Thomas Anthony Jeffery is a good friend of Stanley’s. His family had recently moved to California, and Stanley missed him very much. After receiving a letter from Thomas, Stanley came up with the idea to mail himself to go visit him instead of having to pay for air or train fare. Stanley’s father, Mr. Lambchop, brought an enormous envelope home with him from work one day, and Stanley got into it. It fit him well and there was even enough extra space for a sandwich his mother made for him. After placing a lot of stamps onto Stanley’s envelope, his parents dropped Stanley into a mailbox around the corner from their house. He arrived at his friend’s house without any difficulties, and when it was time for him to go home, Thomas’ family made Stanley a special envelope and even mailed him first class!

The popularity of the short novels about Stanley and his adventures began almost 20 years ago, and it continues today.
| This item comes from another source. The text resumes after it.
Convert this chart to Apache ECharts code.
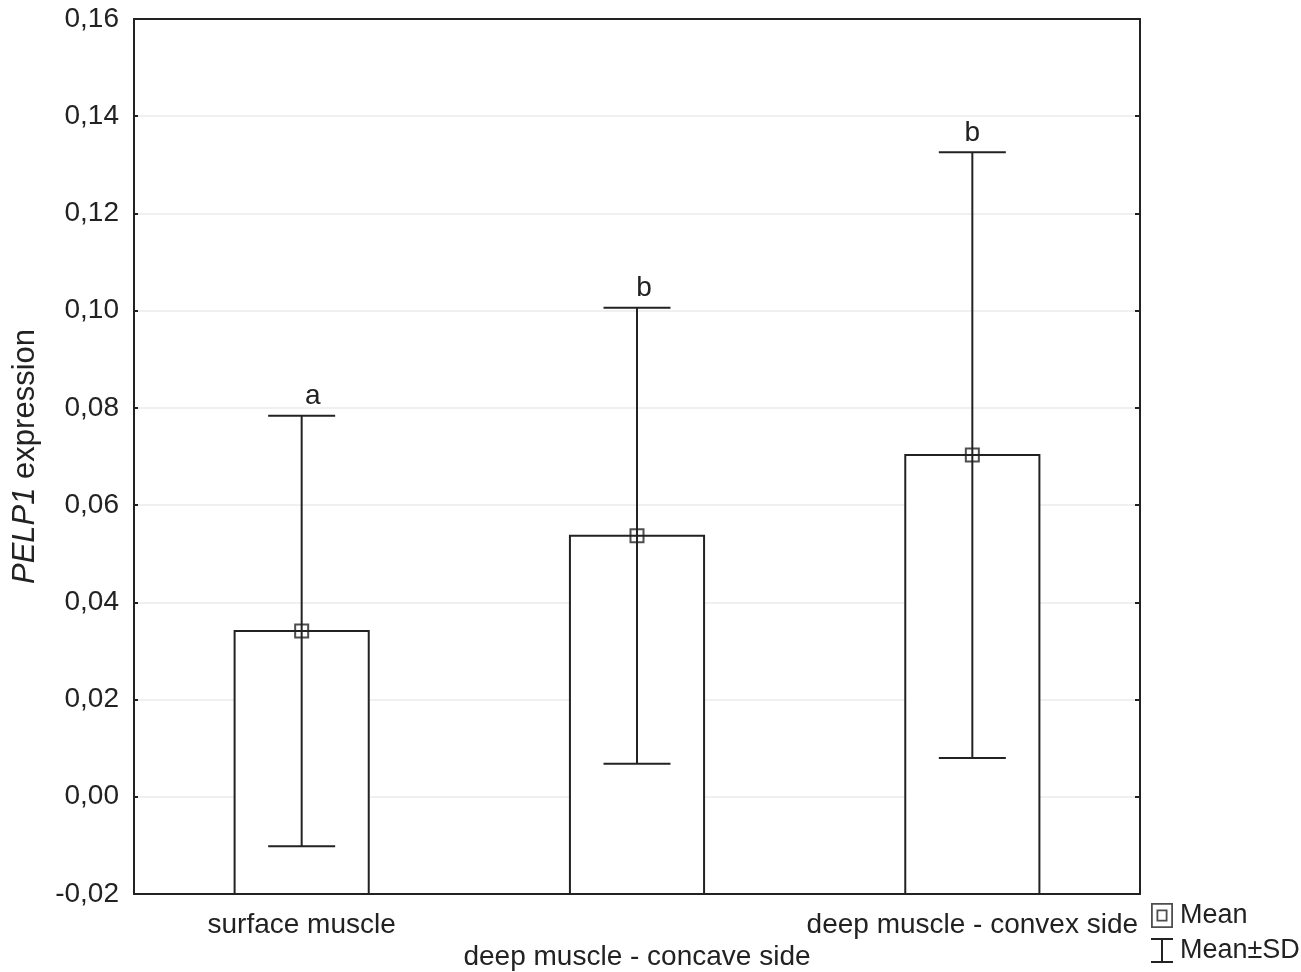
<!DOCTYPE html>
<html>
<head>
<meta charset="utf-8">
<script src="https://cdn.jsdelivr.net/npm/echarts@6/dist/echarts.min.js"></script>
<style>html,body{margin:0;padding:0;background:#fff;}#c{width:1301px;height:972px;}</style>
</head>
<body>
<div id="c"></div>
<script>
var categories = ['surface muscle', 'deep muscle - concave side', 'deep muscle - convex side'];
var means = [0.0341, 0.0537, 0.0703];
var sds = [0.0443, 0.0469, 0.0623];
var letters = ['a', 'b', 'b'];
var yTicks = { min: -0.02, max: 0.16, interval: 0.02 };

// label placement tweaks (style only)
var letterDx = [11, 7, 0];

var FONT = '"Liberation Sans", Arial, sans-serif';
var FS = 28;
var INK = '#222';
var LW = 2;

var barData = categories.map(function (c, i) { return [i, means[i]]; });
var errData = categories.map(function (c, i) {
  return [i, means[i] - sds[i], means[i] + sds[i]];
});
var meanData = categories.map(function (c, i) { return [i, means[i]]; });

var chart = echarts.init(document.getElementById('c'));
chart.setOption({
  animation: false,
  backgroundColor: '#fff',
  grid: { left: 134, right: 161, top: 19, bottom: 78, show: false, containLabel: false, outerBoundsMode: 'none' },
  legend: {
    orient: 'vertical', left: 1146, top: 897, itemGap: 8, itemWidth: 22, itemHeight: 25,
    selectedMode: false,
    textStyle: { fontFamily: FONT, fontSize: FS - 1, color: INK, padding: [0, 0, 0, 2] },
    data: [
      { name: 'Mean', icon: 'path://M0,0H22V25H0ZM1.8,1.8V23.2H20.2V1.8ZM5.5,6.5H16.5V18.5H5.5ZM7.3,8.3V16.7H14.7V8.3Z', itemStyle: { color: INK, borderWidth: 0 } },
      { name: 'Mean±SD', icon: 'path://M0,0H22V2H12V23H22V25H0V23H10V2H0Z', itemStyle: { color: INK, borderWidth: 0 } }
    ]
  },
  xAxis: [{
    type: 'category', data: categories, boundaryGap: true,
    axisLine: { show: true, onZero: false, lineStyle: { color: INK, width: LW } },
    axisTick: { show: true, inside: true, alignWithLabel: true, length: 5, lineStyle: { color: INK, width: LW } },
    axisLabel: {
      fontFamily: FONT, fontSize: FS, color: INK, margin: 15, lineHeight: 32, interval: 0,
      formatter: function (v, i) { return i === 1 ? '\n' + v : v; }
    },
    splitLine: { show: false }
  }, {
    type: 'category', data: categories, position: 'top', boundaryGap: true,
    axisLine: { show: true, onZero: false, lineStyle: { color: INK, width: LW } },
    axisTick: { show: false }, axisLabel: { show: false }, splitLine: { show: false }
  }],
  yAxis: [{
    type: 'value', min: yTicks.min, max: yTicks.max, interval: yTicks.interval,
    name: '{i|PELP1} expression', nameLocation: 'middle', nameGap: 93, nameRotate: 90,
    nameTextStyle: { fontFamily: FONT, fontSize: 31, color: INK, rich: { i: { fontFamily: FONT, fontSize: 31, color: INK, fontStyle: 'italic' } } },
    axisLine: { show: true, onZero: false, lineStyle: { color: INK, width: LW } },
    axisTick: { show: true, inside: true, length: 4, lineStyle: { color: INK, width: LW } },
    axisLabel: {
      fontFamily: FONT, fontSize: FS, color: INK, margin: 15,
      formatter: function (v) { return v.toFixed(2).replace('.', ','); }
    },
    splitLine: { show: true, lineStyle: { color: '#ebebeb', width: 1.5 } }
  }, {
    type: 'value', position: 'right', min: yTicks.min, max: yTicks.max, interval: yTicks.interval,
    axisLine: { show: true, onZero: false, lineStyle: { color: INK, width: LW } },
    axisTick: { show: true, inside: true, length: 5, lineStyle: { color: INK, width: LW } },
    axisLabel: { show: false },
    splitLine: { show: false }
  }],
  series: [{
    name: 'bars', type: 'custom', data: barData, z: 2, silent: true,
    encode: { x: 0, y: 1 },
    renderItem: function (params, api) {
      var x = api.value(0);
      var top = api.coord([x, api.value(1)]);
      var base = api.coord([x, yTicks.min]);
      var w = api.size([1, 0])[0] * 0.4;
      return {
        type: 'rect',
        shape: { x: top[0] - w / 2, y: top[1], width: w, height: base[1] - top[1] },
        style: { fill: '#fff', stroke: INK, lineWidth: LW }
      };
    }
  }, {
    name: 'Mean±SD', type: 'custom', data: errData, z: 3,
    encode: { x: 0, y: [1, 2] },
    itemStyle: { color: INK },
    renderItem: function (params, api) {
      var x = api.value(0);
      var lo = api.coord([x, api.value(1)]);
      var hi = api.coord([x, api.value(2)]);
      var hw = 33.5;
      var st = { stroke: INK, lineWidth: LW, fill: null };
      return {
        type: 'group',
        children: [
          { type: 'line', shape: { x1: hi[0], y1: hi[1], x2: lo[0], y2: lo[1] }, style: st },
          { type: 'line', shape: { x1: hi[0] - hw, y1: hi[1], x2: hi[0] + hw, y2: hi[1] }, style: st },
          { type: 'line', shape: { x1: lo[0] - hw, y1: lo[1], x2: lo[0] + hw, y2: lo[1] }, style: st },
          { type: 'text', x: hi[0] + letterDx[params.dataIndex], y: hi[1] - 5, style: { text: letters[params.dataIndex], fill: INK, font: FS + 'px ' + FONT, textAlign: 'center', textVerticalAlign: 'bottom' } }
        ]
      };
    }
  }, {
    name: 'Mean', type: 'scatter', data: meanData, z: 4,
    symbol: 'rect', symbolSize: 13,
    itemStyle: { color: 'rgba(0,0,0,0)', borderColor: INK, borderWidth: LW }
  }]
});
</script>
</body>
</html>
The author, Jeff Brown, challenged his readers to send Flat Stanley on a new adventure. There are templates online where you can print out your own Flat Stanley and color him in, or you could draw him to the best of your ability. Jeff Brown encourages his readers to keep a notebook and record the adventures that the reader takes his or her own Flat Stanley on. Then, when the reader is ready, he or she should send the journal and Flat Stanley to one of his or her friends so that Stanley’s adventures can continue on and on. Teachers have picked up on this project and modified it a little. After reading the novel as a class, the teacher informs the class that each student will be able to spend a week with Flat Stanley and document the activities and adventures that the student and Stanley go on. This usually includes writing a few paragraphs or doing an activity while taking pictures of Stanley at a certain place. The journal and Flat Stanley are then passed on to another student in the class and so on. By the end of the year, Stanley has been on many awesome adventures and has spent time with each student in the class. Even if students feel as if they are very different from their peers, they have Stanley as a commonality among themselves.

This project has become a huge hit. Students love having Flat Stanley and sharing his adventures with other students. He has been almost everywhere and done almost everything. There have been pictures of Flat Stanley in airplanes, in different countries, and even with world leaders such as President Obama. Flat Stanley’s explorations are endless, and each student brings a new and exciting activity to Stanley and to the class. A neat addition is to include a map in the notebook to track all of the places that Stanley travels to during the school year. This project teaches students so many different skills needed for school and life in a fun and creative way.

Now, I understand that while this may sound like a good idea for elementary students, it doesn’t exactly sound like something you might be interested in doing. However, I challenge you to keep your own adventure notebook this summer. Whether you make a Flat Stanley and have him join in on the action or not is up to you. Writing down your explorations, activities, and enjoyments makes for tangible memories that can be passed on to loved ones, who can then share their experiences as well. We are only human, and we tend to forget moments even when they mean a lot to us at the time. Writing them down preserves them and allows for the adventure to continue even many years from now. While you may not be able to become flat yourself, you can instead keep something that is flat and give it value and an entirely new meaning by documenting the places you go and the people you meet.